Release on Jayant Sinha session

Though the government has set 2070 as the deadline for reaching net zero emissions, corporate India must set itself more aggressive targets for net zero status, according to Mr Jayant Sinha, Member of Parliament.

Mr Sinha was interacting with India's management leaders, experts and academics in AIMA's 53rd LeaderSpeak programme. He made a presentation arguing that net zero is net positive for India and advocated a green frontier development model for the country.

Mr Shrinivas Dempo, Senior Vice President, AIMA and Chairman, Dempo Group, moderated the discussion and Ms Rekha Sethi, Director General, AIMA anchored the session.

Mr Sinha insisted that it would be a mistake for India to continue with its the conventional 'farm-to-factory' development model in the 21st century, as it would result in India's greenhouse gas emission continuing to increase till 2050 and preventing the country from meeting its commitment to become net zero by 2070.

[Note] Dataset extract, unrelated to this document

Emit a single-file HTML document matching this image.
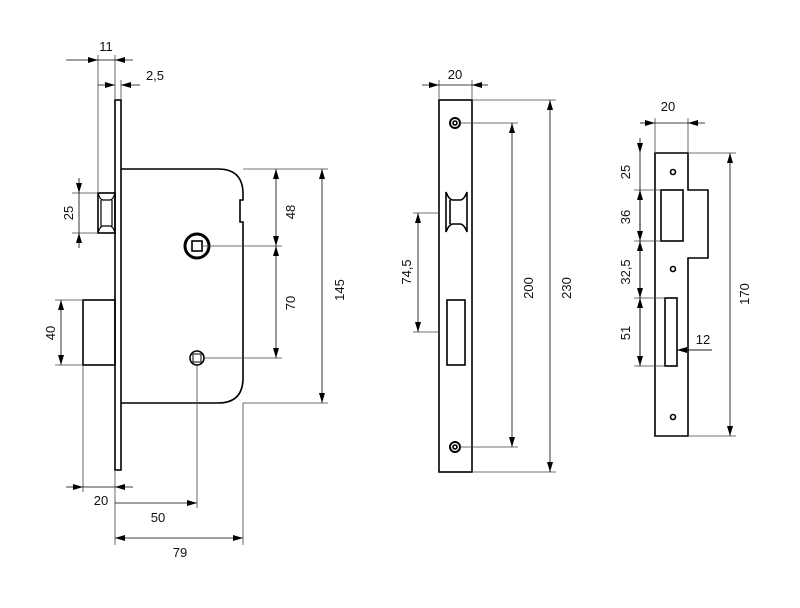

Citing global climate change models, Mr Sinha said that under the business as usual conditions and the current policy environment, India will become the world's biggest emitter by 2050, contributing 30%-40% of the entire world's emissions. "Other countries will be reducing emissions while India would be increasing its emissions. The world will not accept this," he said.

Mr Sinha argued that India must bend the emission curve and try to contain its emissions to 2 billion tonnes by 2050 to become net zero by 2070 instead of ending up with 7 billion tonnes by 2050. "We need to change policies radically to meet out commitment," he said.

If India has to reach net zero status by 2070, the country needs to have $2-3 trillion incremental investment in green technologies, most of it in the private sector, Mr Sinha argued. "If we double the capex from now, the GDP will grow 2%-3% faster and new and better jobs will be created," he said.

"An Atmanirbhar Bharat has to be a net zero Bharat", Mr Sinha asserted, pointing out that going net zero is not merely about carbon emission, it is also about being globally competitive. He said that the EU was very serious about imposing a carbon border tax. He also said that companies will find their funding linked to their emissions because the investors will hold them responsible for net zero targets.

Mr Dempo pointed out that India had a strong dependence on coal, which had been exposed recently when coal shortages led to interruption of power and industrial production. Mr Sinha said that as the MP for Hazaribagh, one of India's largest coal producing areas, he was very sensitive to the coal issues. However, he said, India has 50 years to replace coal and care must be taken to avoid spot coal shortages and green inflation, which is happening because of global move away from fossil fuels. "We need orderly adjustment," he said, adding that the policy window for transition that is available now will shut after this decade.

Balancing the switch to technology-driven green frontier development and job creation for the ordinary Indians will be a key challenge, Mr Sinha said. He insisted that creating digital jobs is the better way to go than to create brown factory jobs, as digital jobs at a large scale will enable India to move towards net zero while also increasing the income of the workers. "Innovations in business models by companies will create green jobs," he said.

The government's role in this transition must be to unleash the market forces and enable the private sector to do bulk of the investing and job creation, Mr Sinha said.

The session was streamed live on AIMA's social media channels also and more than 500 people attended the session.